To pigeonhole McQueen under this label of ‘primitivism’ and thereby within this tradition is not fair and not very accurate. He rallied against the fashion industry’s racism, saying that ‘fashion can be really racist, looking at the clothes of other cultures as costumes’. Of course, just because he said this, it doesn’t mean he wasn’t racist in his designs, and his own reference to ‘tribalism’ in his work is relatively suspect. Authorial intent is all well and good but what is actually produced can undoubtedly undercut or undo whatever the author, or in this case, designer wanted to make. Regardless of this, I would argue that his designs deconstructed barriers, and ‘isms’, even his own, only seem to provide vague linguistic parameters that box in McQueen and his designs.

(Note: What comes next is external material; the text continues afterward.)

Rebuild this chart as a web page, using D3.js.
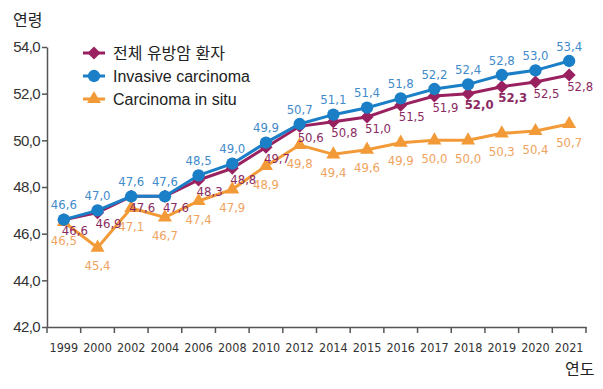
<!DOCTYPE html>
<html>
<head>
<meta charset="utf-8">
<script src="https://cdn.jsdelivr.net/npm/d3@7"></script>
<style>
  body { margin: 0; background: #fff; }
  svg { display: block; }
</style>
</head>
<body>
<svg id="canvas" width="603" height="389"></svg>
<script>
let years = ["1999","2000","2002","2004","2006","2008","2010","2012","2014","2015","2016","2017","2018","2019","2020","2021"]
let totalValues = [46.6, 46.9, 47.6, 47.6, 48.3, 48.8, 49.7, 50.6, 50.8, 51.0, 51.5, 51.9, 52.0, 52.3, 52.5, 52.8]
let invasiveValues = [46.6, 47.0, 47.6, 47.6, 48.5, 49.0, 49.9, 50.7, 51.1, 51.4, 51.8, 52.2, 52.4, 52.8, 53.0, 53.4]
let insituValues = [46.5, 45.4, 47.1, 46.7, 47.4, 47.9, 48.9, 49.8, 49.4, 49.6, 49.9, 50.0, 50.0, 50.3, 50.4, 50.7]
let boldTotal = ["2018", "2019"]
let yTicks = [42, 44, 46, 48, 50, 52, 54]
let seriesNames = ["전체 유방암 환자", "Invasive carcinoma", "Carcinoma in situ"]

let narrow = "'DejaVu Sans Condensed', 'Liberation Sans Narrow', Arial, sans-serif"
let fmt = (v) => v.toFixed(1).replace(".", ",")

let canvas = d3.select("#canvas")

let xScale = d3.scaleBand().domain(years).range([47, 586])
let yScale = d3.scaleLinear().domain([42, 54]).range([327, 47])
let cx = (d) => xScale(d) + xScale.bandwidth() / 2

// axes
let yAxis = d3.axisLeft(yScale).tickValues(yTicks).tickSizeInner(5).tickSizeOuter(0).tickFormat(fmt)
let gy = canvas.append("g").attr("transform", "translate(47,0)").call(yAxis)
gy.select(".domain").attr("stroke", "#555").attr("stroke-width", 1.5)
gy.selectAll(".tick line").attr("stroke", "#555").attr("stroke-width", 1.5)
gy.selectAll(".tick text").attr("x", -7).attr("fill", "#333")
    .style("font-family", "'Liberation Sans', Arial, sans-serif").style("font-size", "15px").style("letter-spacing", "-0.6px")

let xAxis = d3.axisBottom(xScale).tickSize(0).tickSizeOuter(0)
let gx = canvas.append("g").attr("transform", "translate(0,327)").call(xAxis)
gx.select(".domain").attr("stroke", "#555").attr("stroke-width", 1.5)
gx.selectAll(".tick text").attr("y", 16).attr("fill", "#333")
    .style("font-family", narrow).style("font-size", "12.5px")

// band-edge ticks
let edges = years.map((d) => xScale(d)).concat([xScale.range()[1]])
gx.selectAll(".edge").data(edges).enter().append("line")
    .attr("class", "edge")
    .attr("x1", (d) => d).attr("x2", (d) => d)
    .attr("y1", 0).attr("y2", 6)
    .attr("stroke", "#555").attr("stroke-width", 1.5)

canvas.append("text").attr("x", 13).attr("y", 26).text("연령")
    .attr("fill", "#222").style("font-family", "'Noto Sans CJK KR', sans-serif").style("font-size", "16px")
canvas.append("text").attr("x", 565).attr("y", 375).text("연도")
    .attr("fill", "#222").style("font-family", "'Noto Sans CJK KR', sans-serif").style("font-size", "16px")

let series = [
    { name: seriesNames[2], values: insituValues, color: "#f39a38", label: "#f0a35e", shape: d3.symbolTriangle, size: 85, rot: 0, dx: 0, dy: 18 },
    { name: seriesNames[0], values: totalValues, color: "#9a2160", label: "#8b2a62", shape: d3.symbolSquare, size: 85, rot: 45, dx: 11, dy: 11 },
    { name: seriesNames[1], values: invasiveValues, color: "#1a7fc6", label: "#3f8bcb", shape: d3.symbolCircle, size: 120, rot: 0, dx: 0, dy: -15 }
]

let line = d3.line().x((d) => cx(d.year)).y((d) => yScale(d.value))

series.forEach((s) => {
    let pts = years.map((y, i) => ({ year: y, value: s.values[i] }))
    canvas.append("path").datum(pts)
        .attr("d", line).attr("fill", "none")
        .attr("stroke", s.color).attr("stroke-width", 3)
    canvas.selectAll(null).data(pts).enter().append("path")
        .attr("d", d3.symbol().type(s.shape).size(s.size))
        .attr("transform", (d) => "translate(" + cx(d.year) + "," + yScale(d.value) + ") rotate(" + s.rot + ")")
        .attr("fill", s.color)
})

series.forEach((s) => {
    let pts = years.map((y, i) => ({ year: y, value: s.values[i] }))
    canvas.selectAll(null).data(pts).enter().append("text")
        .attr("x", (d) => cx(d.year) + s.dx)
        .attr("y", (d) => yScale(d.value) + s.dy)
        .attr("dy", "0.35em")
        .attr("text-anchor", "middle")
        .attr("fill", s.label)
        .style("font-family", narrow)
        .style("font-size", "13px")
        .style("font-weight", (d) => s.name === seriesNames[0] && boldTotal.includes(d.year) ? "bold" : "normal")
        .text((d) => fmt(d.value))
})

// legend
let legendOrder = [series[1], series[2], series[0]]
let legend = canvas.append("g").attr("transform", "translate(83,53)")
legendOrder.forEach((s, i) => {
    let row = legend.append("g").attr("transform", "translate(0," + (i * 23) + ")")
    row.append("line").attr("x1", 0).attr("x2", 22).attr("stroke", s.color).attr("stroke-width", 3)
    row.append("path").attr("d", d3.symbol().type(s.shape).size(s.size))
        .attr("transform", "translate(11,0) rotate(" + s.rot + ")").attr("fill", s.color)
    row.append("text").attr("x", 30).attr("dy", "0.35em").text(s.name).attr("fill", "#222")
        .style("font-family", "'Liberation Sans', 'Noto Sans CJK KR', sans-serif").style("font-size", "16px")
})
</script>
</body>
</html>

In The Animal That Therefore I Am, Jacques Derrida describes the difference between humans and animals as an abyssal limit:
One attempts to think what a limit becomes once it is abyssal, once the frontier no longer forms a single indivisible line but more than one internally divided line, once, as a result, it can no longer be traced, objectified, or counted as single and indivisible.[1]

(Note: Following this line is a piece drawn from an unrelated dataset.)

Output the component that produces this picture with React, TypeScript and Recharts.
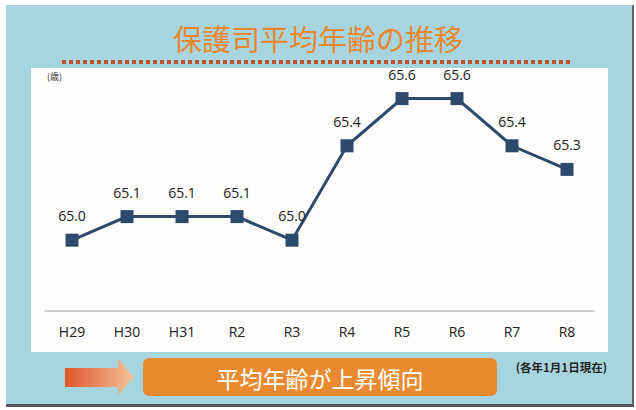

He argues that the difference between humans and animals is not homogeneous and continuous, an almost tangible line distinguishing the two and placing them in nigh-on separate spheres of existence. Instead, Derrida suggests that the limit between humans and animals is comprised of a multitude of different differences, which serve to simultaneously thicken and fragment both the connection and division between the two. Humans and animals are, therefore, inextricably linked; but this is only achieved through differences. I argue that the same logic can be applied to McQueen when we remember his work, except instead of an exploration of the relationship between humans and animals on show, his work occupies an abyssal limit between various other ideas, forms and entities. As a result, what McQueen produced renders the possibility of binary oppositions of light and dark, death and life, joy and sadness, so perpetuated by his curators, to be null and void. Although his work was also described as ‘blurring lines’ between oppositions, I would argue that McQueen’s work did not blur the lines between empty oppositions but actively made us acutely aware of all the different things that all at once constructed and were constructed by his clothing. McQueen had more to do with the thickening of limits, creating connection and division through difference; thus rendering his clothes multifarious and gargantuan in the Rabelaisian sense, rather than muddied or blurred.

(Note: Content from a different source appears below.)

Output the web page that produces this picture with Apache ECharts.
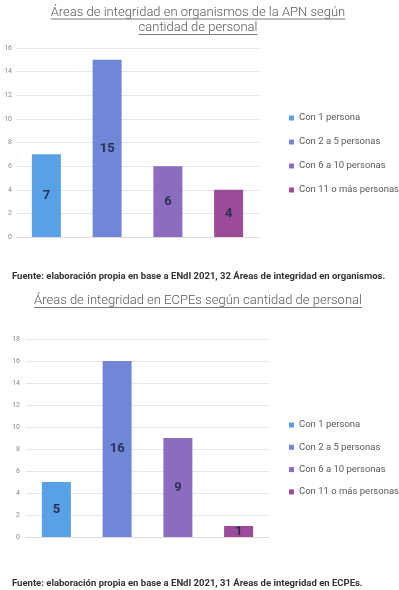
<!DOCTYPE html>
<html>
<head>
<meta charset="utf-8">
<script src="https://cdn.jsdelivr.net/npm/echarts@6/dist/echarts.min.js"></script>
<style>
  html, body { margin: 0; padding: 0; background: #fff; }
  #chart { width: 399px; height: 590px; }
</style>
</head>
<body>
<div id="chart"></div>
<script>
const categories = ['Con 1 persona', 'Con 2 a 5 personas', 'Con 6 a 10 personas', 'Con 11 o más personas'];
const organismosValues = [7, 15, 6, 4];
const ecpesValues = [5, 16, 9, 1];
const organismosTicks = [0, 2, 4, 6, 8, 10, 12, 14, 16];
const ecpesTicks = [0, 2, 4, 6, 8, 10, 12, 14, 16, 18];
const barColors = ['#59a1e6', '#7087d7', '#8c6cc0', '#9b4b98'];

const title1Lines = ['Áreas de integridad en organismos de la APN según', 'cantidad de personal'];
const title2Lines = ['Áreas de integridad en ECPEs según cantidad de personal'];
const source1 = 'Fuente: elaboración propia en base a ENdI 2021, 32 Áreas de integridad en organismos.';
const source2 = 'Fuente: elaboración propia en base a ENdI 2021, 31 Áreas de integridad en ECPEs.';

const titleFont = '300 13px Roboto';
const measureCtx = document.createElement('canvas').getContext('2d');
measureCtx.font = titleFont;

// title text + underline graphics
function titleGraphics(lines, cx, firstY, lineStep) {
  const out = [];
  lines.forEach((t, i) => {
    const y = firstY + i * lineStep;
    const w = measureCtx.measureText(t).width;
    out.push({
      type: 'text', x: cx, y: y,
      style: { text: t, font: titleFont, fill: '#595959', textAlign: 'center', textVerticalAlign: 'middle' }
    });
    out.push({
      type: 'line', shape: { x1: cx - w / 2, y1: y + 6.5, x2: cx + w / 2, y2: y + 6.5 },
      style: { stroke: '#7a7a7a', lineWidth: 1 }
    });
  });
  return out;
}

function makeSeries(values, axisIdx, stackName) {
  return categories.map((name, i) => ({
    name: name,
    type: 'bar',
    stack: stackName,
    xAxisIndex: axisIdx,
    yAxisIndex: axisIdx,
    barWidth: 29,
    itemStyle: { color: barColors[i] },
    label: {
      show: true,
      position: 'inside',
      color: '#2a3152',
      fontSize: 13,
      fontWeight: 'bold',
      fontFamily: 'Roboto'
    },
    data: values.map((v, j) => (j === i ? v : '-'))
  }));
}

function yAxisFor(ticks, idx, margin) {
  return {
    type: 'value',
    gridIndex: idx,
    min: ticks[0],
    max: ticks[ticks.length - 1],
    interval: ticks[1] - ticks[0],
    axisLine: { show: false },
    axisTick: { show: false },
    axisLabel: { fontSize: 7, color: '#888', margin: margin, fontFamily: 'Roboto' },
    splitLine: { lineStyle: { color: '#e6e6e6' } }
  };
}

function xAxisFor(idx) {
  return {
    type: 'category',
    gridIndex: idx,
    data: categories,
    axisLine: { lineStyle: { color: '#dcdcdc' } },
    axisTick: { show: false },
    axisLabel: { show: false }
  };
}

function legendFor(top, gap) {
  return {
    orient: 'vertical',
    left: 289,
    top: top,
    padding: 0,
    itemWidth: 5,
    itemHeight: 5,
    itemGap: gap,
    icon: 'rect',
    textStyle: { fontSize: 9.5, color: '#595959', fontFamily: 'Roboto', lineHeight: 12 },
    data: categories
  };
}

const chart = echarts.init(document.getElementById('chart'));

chart.setOption({
  animation: false,
  grid: [
    { left: 16, right: 140, top: 48, bottom: 353 },
    { left: 26, right: 130, top: 339, bottom: 53 }
  ],
  xAxis: [xAxisFor(0), xAxisFor(1)],
  yAxis: [yAxisFor(organismosTicks, 0, 4), yAxisFor(ecpesTicks, 1, 6)],
  legend: [legendFor(112, 12), legendFor(419, 10.3)],
  series: makeSeries(organismosValues, 0, 'a').concat(makeSeries(ecpesValues, 1, 'b')),
  graphic: [
    ...titleGraphics(title1Lines, 198, 12.5, 15.5),
    ...titleGraphics(title2Lines, 198, 301, 15.5),
    {
      type: 'text', x: 12, y: 277,
      style: { text: source1, font: 'bold 9.5px Roboto', fill: '#333', textVerticalAlign: 'middle' }
    },
    {
      type: 'text', x: 12, y: 584,
      style: { text: source2, font: 'bold 9.5px Roboto', fill: '#333', textVerticalAlign: 'middle' }
    }
  ]
});
</script>
</body>
</html>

Both McQueen’s collections and his shows thickened the limit between fashion and a host of other forms and media; for example, performance art in VOSS, theatre and performativity in Horn of Plenty and mechanical production with the infamous spray painting robots creating fashion/art/consumer fodder live. He was entirely of the fashion world having worked as an apprentice tailor on Savile Row and earning himself a Master’s degree from London’s hot-bed of design talent Central St Martin’s College of Art and Design, whose other notable alumni includes John Galliano, Stella McCartney, Sarah Burton and Riccardo Tisci. However to think of McQueen as synonymous with fashion is to remember him too simplistically, because whilst irrevocably attached to fashion with its consumer focus and its elite group of orchestrators, McQueen’s work was not separate from experimental art and spectacle. His work was neither fashion, nor was it in anyway separate from fashion. His models were stripped of their identities and became actors, pawns, victims and saboteurs. Furthermore, the people who attended his shows were not simply editors, fans or enthusiasts; they were audiences, witnesses, congregations and perpetrators of the violence that frequently unfolded on his runway. Perhaps his work was so disturbing, awe-inspiring and, ultimately, original because it forced us to re-examine our own distance from what we saw taking place: we were forced, compelled, tricked or willingly a part and component of the mechanics at work in his shows. Our relationship with his work and presentation was another abyssal limit: fragmented and heterogeneous with no clearly defined or tangible boundaries.
This was illustrated, I would argue, in one thick black coat from McQueen’s Autumn/Winter 2000-2001 collection Eshu, almost the lynch-pin of the entire retrospective. The coat is made from black synthetic hair, twisted and gnarled, forming layer upon layer of ruffles and knots. Derrida’s conception of the multifarious and fragmented limit is encapsulated in this garment, a coat that folds, enveloping itself and the model within it whilst also expanding outwards, bloated with its own heterogeneity. Whilst not one of McQueen’s most famous pieces, the coat represents an abyssal limit occupied by all of his collections, its undulations suggesting his work belongs to different spheres like art and theatre beyond fashion, but could only be articulated from within the linguistic and capitalistic confines of the fashion world.
Although language by its very nature is artificial, the language of the fashion world takes this artificiality to a whole other level of vapidity. McQueen’s work was a slippery beast that embodied everything it negated, fashion and capital, but also undercut the conditions and the context within which it was created through the thickening of various formal limits. The retrospective could only perpetuate this pigeonholing, and consigned the memory of McQueen to the umbrella phrase Savage Beauty. I don’t think language can ever do justice to the memory of anything, including McQueen: nothing we can say or write can fully articulate or pin down all the different things that McQueen created. This may go some way in explaining why and how we, perhaps inevitably, entrap the memory of people we admire and care about within the binding and empty confines of cliché.
[1] Jacques Derrida, ‘The Animal That Therefore I Am (More to Follow)’, Critical Inquiry, 28:2 (Winter, 2002), pp.369-418 (p.399).